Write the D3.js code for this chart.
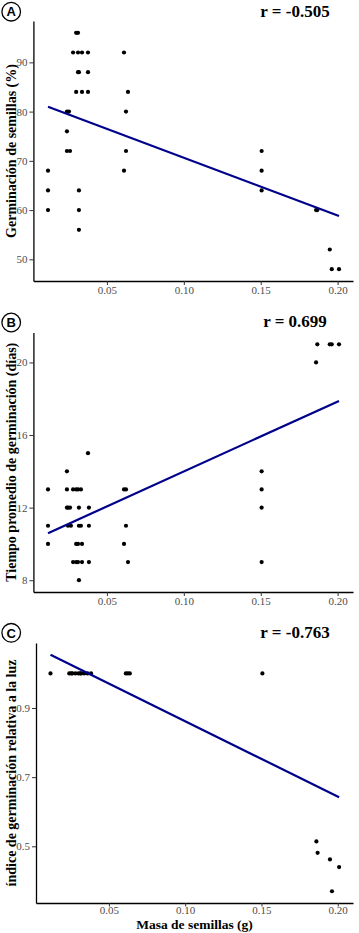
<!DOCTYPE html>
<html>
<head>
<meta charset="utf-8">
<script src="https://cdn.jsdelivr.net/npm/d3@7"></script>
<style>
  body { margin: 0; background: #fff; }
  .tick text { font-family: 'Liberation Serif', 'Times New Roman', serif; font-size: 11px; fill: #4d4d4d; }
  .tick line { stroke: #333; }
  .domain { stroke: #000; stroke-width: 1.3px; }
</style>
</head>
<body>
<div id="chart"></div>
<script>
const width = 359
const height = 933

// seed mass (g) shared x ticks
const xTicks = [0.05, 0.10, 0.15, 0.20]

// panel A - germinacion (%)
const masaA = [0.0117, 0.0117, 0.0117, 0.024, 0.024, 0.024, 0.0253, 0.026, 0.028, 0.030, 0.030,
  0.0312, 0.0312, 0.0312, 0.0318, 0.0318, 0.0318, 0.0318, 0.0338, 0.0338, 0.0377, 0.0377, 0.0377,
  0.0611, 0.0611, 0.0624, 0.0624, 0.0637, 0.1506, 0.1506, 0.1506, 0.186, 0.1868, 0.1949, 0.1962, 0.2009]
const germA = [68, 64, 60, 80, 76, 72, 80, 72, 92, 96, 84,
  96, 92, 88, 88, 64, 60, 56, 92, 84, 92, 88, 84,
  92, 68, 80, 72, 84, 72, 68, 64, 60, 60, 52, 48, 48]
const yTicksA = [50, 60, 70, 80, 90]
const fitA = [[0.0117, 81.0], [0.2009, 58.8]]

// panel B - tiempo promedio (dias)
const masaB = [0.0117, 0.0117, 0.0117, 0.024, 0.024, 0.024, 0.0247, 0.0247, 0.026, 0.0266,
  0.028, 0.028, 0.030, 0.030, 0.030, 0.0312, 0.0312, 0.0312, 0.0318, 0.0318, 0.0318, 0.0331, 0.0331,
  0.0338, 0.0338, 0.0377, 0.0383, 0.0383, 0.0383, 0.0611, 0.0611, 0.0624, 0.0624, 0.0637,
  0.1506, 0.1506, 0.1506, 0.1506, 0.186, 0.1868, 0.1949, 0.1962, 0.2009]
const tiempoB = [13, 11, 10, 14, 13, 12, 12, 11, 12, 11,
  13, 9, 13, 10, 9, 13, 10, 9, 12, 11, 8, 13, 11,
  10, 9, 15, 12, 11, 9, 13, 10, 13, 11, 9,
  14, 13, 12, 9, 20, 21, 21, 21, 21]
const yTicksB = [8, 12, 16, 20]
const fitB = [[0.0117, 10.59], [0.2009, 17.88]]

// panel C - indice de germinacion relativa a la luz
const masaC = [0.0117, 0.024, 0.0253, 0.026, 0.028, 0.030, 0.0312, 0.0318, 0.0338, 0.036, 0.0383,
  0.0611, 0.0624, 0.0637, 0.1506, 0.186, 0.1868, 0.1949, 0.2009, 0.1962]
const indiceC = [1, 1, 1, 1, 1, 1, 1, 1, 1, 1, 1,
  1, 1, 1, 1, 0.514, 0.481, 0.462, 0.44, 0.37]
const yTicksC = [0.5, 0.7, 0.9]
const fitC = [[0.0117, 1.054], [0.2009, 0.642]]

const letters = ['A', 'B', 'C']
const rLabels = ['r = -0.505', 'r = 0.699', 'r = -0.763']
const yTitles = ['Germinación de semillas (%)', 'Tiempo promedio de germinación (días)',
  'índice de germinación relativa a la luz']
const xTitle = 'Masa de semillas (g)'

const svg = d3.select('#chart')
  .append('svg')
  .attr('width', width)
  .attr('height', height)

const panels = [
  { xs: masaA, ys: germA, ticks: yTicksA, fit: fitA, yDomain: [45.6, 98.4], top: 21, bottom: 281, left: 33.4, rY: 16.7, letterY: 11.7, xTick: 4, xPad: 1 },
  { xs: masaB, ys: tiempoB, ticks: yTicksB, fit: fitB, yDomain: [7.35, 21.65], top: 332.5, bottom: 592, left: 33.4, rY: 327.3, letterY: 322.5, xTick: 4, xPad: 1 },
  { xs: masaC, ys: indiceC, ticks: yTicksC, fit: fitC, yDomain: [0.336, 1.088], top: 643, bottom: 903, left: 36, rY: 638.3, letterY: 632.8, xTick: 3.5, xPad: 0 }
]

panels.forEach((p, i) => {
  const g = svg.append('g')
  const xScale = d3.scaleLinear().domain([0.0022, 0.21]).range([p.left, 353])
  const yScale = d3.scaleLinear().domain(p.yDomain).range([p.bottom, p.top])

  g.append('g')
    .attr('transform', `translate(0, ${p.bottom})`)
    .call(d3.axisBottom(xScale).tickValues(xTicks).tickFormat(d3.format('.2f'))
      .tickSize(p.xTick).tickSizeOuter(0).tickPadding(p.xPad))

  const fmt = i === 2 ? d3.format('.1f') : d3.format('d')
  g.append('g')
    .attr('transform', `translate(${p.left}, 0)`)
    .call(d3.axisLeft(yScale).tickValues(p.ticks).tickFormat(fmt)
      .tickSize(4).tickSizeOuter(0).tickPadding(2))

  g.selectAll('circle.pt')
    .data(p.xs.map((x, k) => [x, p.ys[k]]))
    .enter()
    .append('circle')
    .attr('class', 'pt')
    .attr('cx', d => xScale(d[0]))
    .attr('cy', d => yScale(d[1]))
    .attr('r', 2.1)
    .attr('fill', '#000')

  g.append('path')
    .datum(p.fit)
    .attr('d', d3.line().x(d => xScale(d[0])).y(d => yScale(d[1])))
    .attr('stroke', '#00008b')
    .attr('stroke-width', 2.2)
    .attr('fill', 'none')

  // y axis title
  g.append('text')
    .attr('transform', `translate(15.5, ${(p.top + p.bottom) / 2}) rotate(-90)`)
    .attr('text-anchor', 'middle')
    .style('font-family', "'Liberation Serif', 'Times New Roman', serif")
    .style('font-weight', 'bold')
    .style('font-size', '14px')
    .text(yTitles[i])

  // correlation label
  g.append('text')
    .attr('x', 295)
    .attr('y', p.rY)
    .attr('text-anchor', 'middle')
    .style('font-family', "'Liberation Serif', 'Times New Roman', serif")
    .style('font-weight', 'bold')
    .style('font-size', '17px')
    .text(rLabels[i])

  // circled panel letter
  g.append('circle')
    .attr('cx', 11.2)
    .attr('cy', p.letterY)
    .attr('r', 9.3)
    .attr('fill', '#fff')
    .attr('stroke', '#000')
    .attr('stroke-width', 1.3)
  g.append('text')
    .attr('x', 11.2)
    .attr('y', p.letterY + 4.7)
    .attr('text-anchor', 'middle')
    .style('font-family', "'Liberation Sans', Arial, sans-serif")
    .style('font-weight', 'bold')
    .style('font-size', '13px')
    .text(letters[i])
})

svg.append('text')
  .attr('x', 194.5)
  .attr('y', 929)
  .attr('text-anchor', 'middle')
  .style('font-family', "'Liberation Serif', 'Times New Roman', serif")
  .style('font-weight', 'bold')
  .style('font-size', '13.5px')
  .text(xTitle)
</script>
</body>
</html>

Aim: Give again, exactly, the lines from the start of the data through the one holding "const xTicks = [0.05, 0.10, 0.15, 0.20]"; omit the pictures.

Output:
Write the D3.js code for this chart.
<!DOCTYPE html>
<html>
<head>
<meta charset="utf-8">
<script src="https://cdn.jsdelivr.net/npm/d3@7"></script>
<style>
  body { margin: 0; background: #fff; }
  .tick text { font-family: 'Liberation Serif', 'Times New Roman', serif; font-size: 11px; fill: #4d4d4d; }
  .tick line { stroke: #333; }
  .domain { stroke: #000; stroke-width: 1.3px; }
</style>
</head>
<body>
<div id="chart"></div>
<script>
const width = 359
const height = 933

// seed mass (g) shared x ticks
const xTicks = [0.05, 0.10, 0.15, 0.20]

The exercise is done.